Adam Farkas, Chief Executive of AFME, said: “This latest analysis from Oxera highlights how existing raw equity trading data reported to ESMA can inaccurately represent the trading landscape and to influence policymaking with the risk of perpetuating the dominance of exchanges in equity trading. This is cause for concern because an overly concentrated trading landscape hampers competition, investor choice and keeps costs of trading high. Ensuring sufficient diversity of trading is to the benefit of individuals’ pensions and savings, whether it is via their direct participation in markets, or via the institutional investors which represent them. A lack of competition in trading on the EU’s secondary markets may also be holding back the growth of primary markets which are underdeveloped compared to the size of the EU economy.”
“AFME is therefore calling for improvements to regulatory data definitions and collection processes to be prioritised in the upcoming MiFIR Review so that policymakers have an accurate picture of EU market developments and can compare them internationally. The Review should not privilege any particular trading mechanism - otherwise we risk running counter to its objectives of improving market liquidity and investor outcomes.”

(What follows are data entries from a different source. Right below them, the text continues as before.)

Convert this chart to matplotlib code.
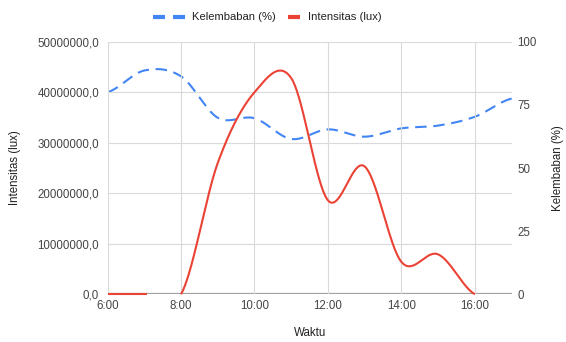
import numpy as np
import matplotlib
matplotlib.use("Agg")
import matplotlib.pyplot as plt
from matplotlib.lines import Line2D

plt.rcParams['font.family'] = ['Liberation Sans', 'DejaVu Sans']

# data (hours of day)
hours = [6, 7, 8, 9, 10, 11, 12, 13, 14, 15, 16, 17]
kelembaban = [80.0, 88.6, 86.3, 69.9, 69.7, 61.5, 65.3, 62.4, 65.7, 66.8, 70.3, 77.5]

# intensitas: first short segment, then gap, then the day curve
red_hours_a = [6, 7.07]
intensitas_a = [0, 0]
red_hours_b = [8, 9, 10, 11, 12, 13, 14, 15, 16]
intensitas_b = [0, 26.0e6, 40.0e6, 42.8e6, 18.6e6, 25.3e6, 6.4e6, 7.9e6, 0]

xtick_pos = [6, 8, 10, 12, 14, 16]
xtick_lbl = ['6:00', '8:00', '10:00', '12:00', '14:00', '16:00']
left_ticks = [0, 10e6, 20e6, 30e6, 40e6, 50e6]
right_ticks = [0, 25, 50, 75, 100]
legend_labels = ['Kelembaban (%)', 'Intensitas (lux)']

BLUE = '#4285F4'
RED = '#EA4335'
W, H = 566, 342


def smooth(xs, ys, n=40):
    # cubic hermite through the points (like a "function" curve)
    xs = np.asarray(xs, float)
    ys = np.asarray(ys, float)
    m = np.zeros_like(ys)
    if len(ys) > 2:
        m[1:-1] = (ys[2:] - ys[:-2]) / (xs[2:] - xs[:-2])
    m[0] = (ys[1] - ys[0]) / (xs[1] - xs[0]) / 2
    m[-1] = (ys[-1] - ys[-2]) / (xs[-1] - xs[-2]) / 2
    ox, oy = [], []
    for i in range(len(xs) - 1):
        h = xs[i + 1] - xs[i]
        t = np.linspace(0, 1, n)
        h00 = 2 * t**3 - 3 * t**2 + 1
        h10 = t**3 - 2 * t**2 + t
        h01 = -2 * t**3 + 3 * t**2
        h11 = t**3 - t**2
        ox.extend(xs[i] + t * h)
        oy.extend(h00 * ys[i] + h10 * h * m[i] + h01 * ys[i + 1] + h11 * h * m[i + 1])
    return np.array(ox), np.array(oy)


def px(x, y):
    return x / W, 1 - y / H


fig = plt.figure(figsize=(W / 100, H / 100), dpi=100)
ax = fig.add_axes([0.19, 0.1395, 0.714, 0.7385])
ax2 = ax.twinx()

# red on the left axis, drawn above the blue one
ax.set_zorder(ax2.get_zorder() + 1)
ax.patch.set_visible(False)

x, y = smooth(red_hours_a, intensitas_a)
ax.plot(x, y, color=RED, lw=1.5, solid_capstyle='butt', clip_on=False)
x, y = smooth(red_hours_b, intensitas_b)
ax.plot(x, y, color=RED, lw=1.5, solid_capstyle='butt', clip_on=False)

x, y = smooth(hours, kelembaban)
ax2.plot(x, y, color=BLUE, lw=1.5, linestyle=(0, (5.5, 3.2)), dash_capstyle='butt')

ax.set_xlim(6, 17)
ax.set_ylim(0, 50e6)
ax2.set_ylim(0, 100)

ax.set_xticks(xtick_pos)
ax.set_xticklabels(xtick_lbl)
ax.set_yticks(left_ticks)
ax.set_yticklabels([f"{v:.1f}".replace('.', ',') for v in left_ticks])
ax2.set_yticks(right_ticks)

ax.grid(True, color='#dadada', lw=0.8)
ax.set_axisbelow(True)
for a in (ax, ax2):
    for s in a.spines.values():
        s.set_visible(False)
ax.axhline(0, color='#9e9e9e', lw=1.6, zorder=0.5)

ax.tick_params(axis='both', length=0, labelsize=8.3, colors='#444444')
ax.tick_params(axis='y', pad=6)
ax.tick_params(axis='x', pad=4)
ax2.tick_params(axis='y', length=0, labelsize=8.3, colors='#444444', pad=4)

ax.set_xlabel('Waktu', fontsize=8.3, color='#222222')
ax.xaxis.set_label_coords(0.5, -0.13)
ax.set_ylabel('Intensitas (lux)', fontsize=8.3, color='#222222')
ax.yaxis.set_label_coords(-0.213, 0.5)
ax2.set_ylabel('Kelembaban (%)', fontsize=8.3, color='#222222', rotation=90)
ax2.yaxis.label.set_va('top')
ax2.yaxis.set_label_coords(1.1, 0.5)

# legend drawn by hand: short thick handles like the original
ly = 17
for x0, x1 in [(153, 165), (173, 185)]:
    fig.add_artist(Line2D(*zip(px(x0, ly), px(x1, ly)), color=BLUE, lw=3,
                          solid_capstyle='butt', transform=fig.transFigure))
fig.text(*px(192.5, ly), legend_labels[0], fontsize=8.1, color='#222222',
         ha='left', va='center')
fig.add_artist(Line2D(*zip(px(288, ly), px(300, ly)), color=RED, lw=3,
                      solid_capstyle='butt', transform=fig.transFigure))
fig.text(*px(307.5, ly), legend_labels[1], fontsize=8.1, color='#222222',
         ha='left', va='center')

fig.savefig('out.png', dpi=100)
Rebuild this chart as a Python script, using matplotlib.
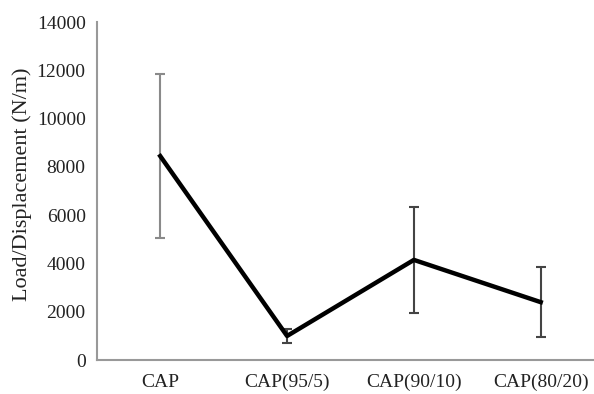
import matplotlib
matplotlib.use('Agg')
import matplotlib.pyplot as plt

plt.rcParams['font.family'] = ['Liberation Serif', 'DejaVu Serif']

groups = ['CAP', 'CAP(95/5)', 'CAP(90/10)', 'CAP(80/20)']
stiffness = [8450, 1000, 4150, 2400]
err = [3400, 300, 2200, 1450]
bar_colors = ['#8a8a8a', '#444444', '#444444', '#444444']

fig = plt.figure(figsize=(5.94, 3.94), dpi=100)
ax = fig.add_axes([0.163, 0.086, 0.837, 0.858])

x = list(range(len(groups)))
for xi, yi, ei, c in zip(x, stiffness, err, bar_colors):
    ax.errorbar(xi, yi, yerr=ei, fmt='none', ecolor=c,
                elinewidth=1.5, capsize=3.5, capthick=1.5, zorder=2)
ax.plot(x, stiffness, color='black', lw=3.2, zorder=3)

ax.set_xlim(-0.5, 3.42)
ax.set_ylim(0, 14000)
ax.set_yticks(range(0, 14001, 2000))
ax.set_xticks(x)
ax.set_xticklabels(groups)
ax.tick_params(length=0, labelsize=14, colors='#222222')
ax.tick_params(axis='x', pad=10)
ax.tick_params(axis='y', pad=8)
ax.set_ylabel('Load/Displacement (N/m)', fontsize=16, color='#222222', labelpad=3)
ax.yaxis.set_label_coords(-0.13, 0.52)

for s in ['top', 'right']:
    ax.spines[s].set_visible(False)
for s in ['left', 'bottom']:
    ax.spines[s].set_color('#999999')
    ax.spines[s].set_linewidth(1.5)

fig.savefig('out.png', dpi=100)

Reinder Van Dijk, Partner at Oxera, said “When considering the European equity trading and liquidity landscape, policymakers and market practitioners may have different questions depending on their perspectives of interest. A significant volume of OTC and SI reported transactions are technical in nature. While technical trades may be relevant from a supervisory and/or post-trading perspective, it is not informative to include them in an analysis of the trading and liquidity landscape. Oxera’s analysis of the trading and liquidity landscape in this report applies filters to the full universe of reported equity transactions to distinguish true economic trading activity from the reporting of technical transactions. Although Oxera’s report provides more clarity, further work is required to obtain a precise view of the equity trading and liquidity landscape in Europe.”